20 Ekim 2011 Perşembe

Dolmabahçe Sarayı’nda


Artık Riyaset-i Cumhur Makamı olarak adlandırılan Dolmabahçe Sarayında O bulunduğu sürece bu sarayı yalnızca bir ikametgâh ya da bir dinlenme mekânı olarak görmeyerek yoğun bir çalışma merkezi haline getirmiştir. Herhalde saraydaki çalışmaları içinde özellikle üçü cumhuriyet inkılâpları bakımından büyük önem taşır. Bunlar Harf İnkılâbı, Türk dili ve Türk tarihiyle ilgili mesaileridir. 1931 yılında tarih ve dil konularını devlet çalışmaları içine alan asker Mustafa Kemal, bu işleri son nefesini verdiği 1938 yılına kadar sağlığını yıpratıcı, acayip bir yoğunlukta Dolmabahçe Sarayı’nda yürütmüştür.

                
      MSHHA. CMH. 849 “ 1 Temmuz 1927 Cuma         günü       Muayede   Salonu’nda                             
 Cumhurbaşkanı’na saygı ve bağlılıklarını arz eden heyetler.”   
  
      “..Atatürk için çalışma saati diye bir şey yoktu.
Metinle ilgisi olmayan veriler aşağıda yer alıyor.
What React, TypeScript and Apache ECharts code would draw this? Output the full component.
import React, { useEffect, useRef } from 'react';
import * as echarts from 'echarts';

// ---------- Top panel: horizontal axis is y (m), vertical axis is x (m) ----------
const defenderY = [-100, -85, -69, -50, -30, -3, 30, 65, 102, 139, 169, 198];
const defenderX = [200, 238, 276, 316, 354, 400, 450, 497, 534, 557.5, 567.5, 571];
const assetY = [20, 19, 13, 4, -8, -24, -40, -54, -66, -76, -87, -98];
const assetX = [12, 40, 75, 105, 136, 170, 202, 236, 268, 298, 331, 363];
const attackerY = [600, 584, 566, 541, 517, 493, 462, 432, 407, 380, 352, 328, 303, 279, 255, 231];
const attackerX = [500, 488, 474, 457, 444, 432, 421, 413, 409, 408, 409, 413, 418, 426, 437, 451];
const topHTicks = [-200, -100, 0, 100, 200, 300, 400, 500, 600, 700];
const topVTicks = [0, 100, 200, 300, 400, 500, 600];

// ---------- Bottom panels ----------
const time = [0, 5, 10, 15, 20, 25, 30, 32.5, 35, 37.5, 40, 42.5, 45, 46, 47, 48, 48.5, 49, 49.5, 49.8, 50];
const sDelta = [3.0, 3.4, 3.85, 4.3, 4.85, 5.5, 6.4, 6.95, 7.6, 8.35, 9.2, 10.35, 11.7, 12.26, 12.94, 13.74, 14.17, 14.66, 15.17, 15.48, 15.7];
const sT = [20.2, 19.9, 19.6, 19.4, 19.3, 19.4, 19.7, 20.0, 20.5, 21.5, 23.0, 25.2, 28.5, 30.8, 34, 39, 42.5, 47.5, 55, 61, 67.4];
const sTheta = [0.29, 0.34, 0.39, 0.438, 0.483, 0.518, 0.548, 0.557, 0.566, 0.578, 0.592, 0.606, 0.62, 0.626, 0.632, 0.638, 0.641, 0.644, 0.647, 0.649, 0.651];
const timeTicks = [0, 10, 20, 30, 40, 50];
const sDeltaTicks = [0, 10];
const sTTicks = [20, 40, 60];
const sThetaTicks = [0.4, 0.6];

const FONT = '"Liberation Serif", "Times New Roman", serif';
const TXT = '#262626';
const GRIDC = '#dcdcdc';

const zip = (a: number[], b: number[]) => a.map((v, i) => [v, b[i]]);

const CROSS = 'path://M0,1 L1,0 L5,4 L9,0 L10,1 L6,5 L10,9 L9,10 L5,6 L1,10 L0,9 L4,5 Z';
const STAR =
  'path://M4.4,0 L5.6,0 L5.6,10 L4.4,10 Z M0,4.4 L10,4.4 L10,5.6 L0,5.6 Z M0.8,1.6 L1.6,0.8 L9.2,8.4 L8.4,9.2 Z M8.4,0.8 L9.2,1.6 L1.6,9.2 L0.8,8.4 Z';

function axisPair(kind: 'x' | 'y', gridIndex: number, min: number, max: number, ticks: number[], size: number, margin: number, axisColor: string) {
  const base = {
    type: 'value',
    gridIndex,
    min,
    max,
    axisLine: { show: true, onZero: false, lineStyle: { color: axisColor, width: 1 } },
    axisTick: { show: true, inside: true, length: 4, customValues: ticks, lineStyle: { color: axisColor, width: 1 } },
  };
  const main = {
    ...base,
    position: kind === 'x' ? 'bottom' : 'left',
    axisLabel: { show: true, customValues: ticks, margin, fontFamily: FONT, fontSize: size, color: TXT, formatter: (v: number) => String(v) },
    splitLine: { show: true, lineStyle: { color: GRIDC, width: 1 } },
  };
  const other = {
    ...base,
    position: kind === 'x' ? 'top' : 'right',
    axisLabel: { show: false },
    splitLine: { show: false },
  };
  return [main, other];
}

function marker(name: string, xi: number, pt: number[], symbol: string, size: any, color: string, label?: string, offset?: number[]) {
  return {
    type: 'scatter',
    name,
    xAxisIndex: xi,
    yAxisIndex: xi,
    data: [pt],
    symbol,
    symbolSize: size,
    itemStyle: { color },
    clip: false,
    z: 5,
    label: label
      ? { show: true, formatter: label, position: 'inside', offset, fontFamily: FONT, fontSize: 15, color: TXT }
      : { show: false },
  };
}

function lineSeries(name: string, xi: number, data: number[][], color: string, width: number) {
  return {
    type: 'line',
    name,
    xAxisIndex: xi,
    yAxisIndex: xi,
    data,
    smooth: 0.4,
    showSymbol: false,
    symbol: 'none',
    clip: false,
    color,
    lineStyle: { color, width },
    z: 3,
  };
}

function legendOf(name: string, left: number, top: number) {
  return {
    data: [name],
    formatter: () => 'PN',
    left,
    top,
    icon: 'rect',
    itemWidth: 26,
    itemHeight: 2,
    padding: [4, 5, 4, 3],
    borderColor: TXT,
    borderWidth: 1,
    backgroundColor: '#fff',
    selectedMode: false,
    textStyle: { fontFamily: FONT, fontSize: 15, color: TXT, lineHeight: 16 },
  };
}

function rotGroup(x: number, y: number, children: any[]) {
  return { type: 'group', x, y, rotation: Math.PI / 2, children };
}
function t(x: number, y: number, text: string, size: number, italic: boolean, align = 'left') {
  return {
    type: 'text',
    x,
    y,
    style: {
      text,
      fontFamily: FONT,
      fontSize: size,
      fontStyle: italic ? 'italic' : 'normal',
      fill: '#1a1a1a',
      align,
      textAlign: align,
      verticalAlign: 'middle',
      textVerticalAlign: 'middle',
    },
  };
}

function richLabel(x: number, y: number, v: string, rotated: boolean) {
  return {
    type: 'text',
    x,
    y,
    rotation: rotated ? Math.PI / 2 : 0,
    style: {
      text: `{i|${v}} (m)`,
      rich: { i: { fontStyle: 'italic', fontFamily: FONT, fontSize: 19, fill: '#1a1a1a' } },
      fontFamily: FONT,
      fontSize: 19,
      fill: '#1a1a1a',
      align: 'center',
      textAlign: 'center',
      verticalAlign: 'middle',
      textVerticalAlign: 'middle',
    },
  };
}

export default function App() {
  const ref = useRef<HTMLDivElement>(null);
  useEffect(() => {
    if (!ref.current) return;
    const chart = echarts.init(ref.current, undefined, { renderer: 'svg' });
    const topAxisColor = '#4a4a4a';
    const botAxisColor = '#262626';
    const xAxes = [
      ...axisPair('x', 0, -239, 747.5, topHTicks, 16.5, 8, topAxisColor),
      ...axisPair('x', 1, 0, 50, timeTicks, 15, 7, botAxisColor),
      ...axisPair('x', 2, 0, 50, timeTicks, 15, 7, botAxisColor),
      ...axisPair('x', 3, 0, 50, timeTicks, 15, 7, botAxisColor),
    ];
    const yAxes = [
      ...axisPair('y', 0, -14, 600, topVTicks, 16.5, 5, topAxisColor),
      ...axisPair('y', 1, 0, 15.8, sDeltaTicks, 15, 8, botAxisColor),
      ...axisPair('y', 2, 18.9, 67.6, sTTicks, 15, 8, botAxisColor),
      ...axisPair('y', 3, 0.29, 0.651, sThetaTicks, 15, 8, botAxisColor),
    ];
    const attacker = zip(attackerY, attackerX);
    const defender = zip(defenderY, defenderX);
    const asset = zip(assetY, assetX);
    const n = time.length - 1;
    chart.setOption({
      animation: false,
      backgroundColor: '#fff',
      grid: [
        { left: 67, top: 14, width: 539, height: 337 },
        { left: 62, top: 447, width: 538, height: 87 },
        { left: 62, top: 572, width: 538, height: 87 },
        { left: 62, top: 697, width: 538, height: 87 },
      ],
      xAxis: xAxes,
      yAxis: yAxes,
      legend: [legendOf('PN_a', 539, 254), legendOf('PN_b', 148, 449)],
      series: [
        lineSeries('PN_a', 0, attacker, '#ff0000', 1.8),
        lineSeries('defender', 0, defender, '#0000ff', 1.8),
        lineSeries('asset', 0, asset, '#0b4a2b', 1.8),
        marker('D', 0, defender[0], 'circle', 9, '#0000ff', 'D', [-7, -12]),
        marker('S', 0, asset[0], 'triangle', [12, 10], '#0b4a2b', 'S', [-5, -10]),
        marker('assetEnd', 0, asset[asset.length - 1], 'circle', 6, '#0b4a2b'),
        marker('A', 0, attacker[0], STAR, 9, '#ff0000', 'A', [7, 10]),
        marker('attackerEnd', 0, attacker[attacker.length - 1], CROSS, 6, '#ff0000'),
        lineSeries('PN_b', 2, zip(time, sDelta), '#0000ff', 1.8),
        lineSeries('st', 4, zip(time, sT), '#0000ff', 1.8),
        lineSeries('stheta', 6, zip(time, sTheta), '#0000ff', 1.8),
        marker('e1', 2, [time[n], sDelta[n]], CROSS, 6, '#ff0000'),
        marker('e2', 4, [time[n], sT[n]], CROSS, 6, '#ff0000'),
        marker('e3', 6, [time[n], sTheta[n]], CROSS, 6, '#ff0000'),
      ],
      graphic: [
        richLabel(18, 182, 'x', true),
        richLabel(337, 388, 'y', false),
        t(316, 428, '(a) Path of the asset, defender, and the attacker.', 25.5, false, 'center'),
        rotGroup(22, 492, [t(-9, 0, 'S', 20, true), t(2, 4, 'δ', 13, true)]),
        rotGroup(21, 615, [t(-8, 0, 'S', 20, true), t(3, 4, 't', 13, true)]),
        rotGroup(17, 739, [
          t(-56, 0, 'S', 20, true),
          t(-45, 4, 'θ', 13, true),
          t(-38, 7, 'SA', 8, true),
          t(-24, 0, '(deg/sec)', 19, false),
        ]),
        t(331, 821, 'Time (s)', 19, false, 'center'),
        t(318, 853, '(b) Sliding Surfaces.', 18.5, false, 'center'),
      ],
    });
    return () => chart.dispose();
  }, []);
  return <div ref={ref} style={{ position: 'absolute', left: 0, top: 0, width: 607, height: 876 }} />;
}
Yapacağı işi bitirinceye kadar uyumadan dinlenmeden, yemek yemeden çalışırdı. Oturduğu kuru çalışma sandalyesinden kımıldamadan yirmi dört saat arasız çalıştığı onun için olağan üstü bir şey değildi. Mücadele yıllarında, normal muntazam uyku nedir bilmemişti. Atatürk tarih, dil ve umumiyetle memleket meseleleriyle meşgul olduğu zamanlarda, tıpkı muharebe meydanında imiş gibi uyumadan çalışmış ve en büyük zevki, en çok sevdiği milletine en küçük bir fayda sağlamakta ve hizmet edebilmekte bulmuştur. En olgun, hatta genç denecek bir yaşta ölümünü, bu insan takatini aşan insanüstü çalışmasında aramak ve görmek hiç de yabana atılacak bir fikir olmasa gerektir..”12  

         Riyaseti cumhur makamı olarak kullanılan saray onun zamanında, sanki bir akademi ve kültür merkezi halini almıştır. Konusunda uzman tarihçi ve dilciler yaz aylarında Atatürk’ün daveti üzerine sarayda birçok defa toplanmışlar, kendilerine tahsis edilen mekânlarda faaliyet göstermişlerdir.  Bu mevzuda sarayın arşivinde, alınan tertibatları ve malzemeleri gösteren birçok belge mevcuttur.
          Mustafa Kemâl’in Dolmabahçe Sarayını ve İstanbul’u yapılacak inkılâplara merkez haline getirmeyi amaçladığını özellikle bu yolda Dolmabahçe Sarayının kendisine ilham kaynağı olacağını Belediye Reisi Muhittin Üstündağ’ın anılarından anlıyoruz. İstanbul’a gelişinin ilk günlerinde Beylerbeyi Sarayı’nda akşam yemeği esnasında yanındakilere Muayede Salonu’nda verdiği o meşhur nutkunun en dikkat çeken tarafını sorduğunda, doğru cevabı alamayınca kendisi cevaplıyor:
           “… İstanbul’un bedii güzellikleri, İstanbul halkının samimi nevazişleri içinde geçireceğim günlerin bende yeniden unutulmaz hatıralar bırakacağına, feyizler, ilhamlar yaratacağına şüphem yoktur..” 13

    Cumhuriyet döneminde bütün köklü değişimler sarayda başlamıştır. Bu yenilikleri Atatürk’ün, kendi tabiriyle fikir ve zihniyet kalesi dediği İstanbul’da uygulamaya koymasındaki neden, herhalde aydınının en bol, kültür ve basının merkezi sayılan bu şehirde yeniliklerin kabul görmesi, bütün Türkiye’nin kabul etmesi düşüncesinden olsa gerektir.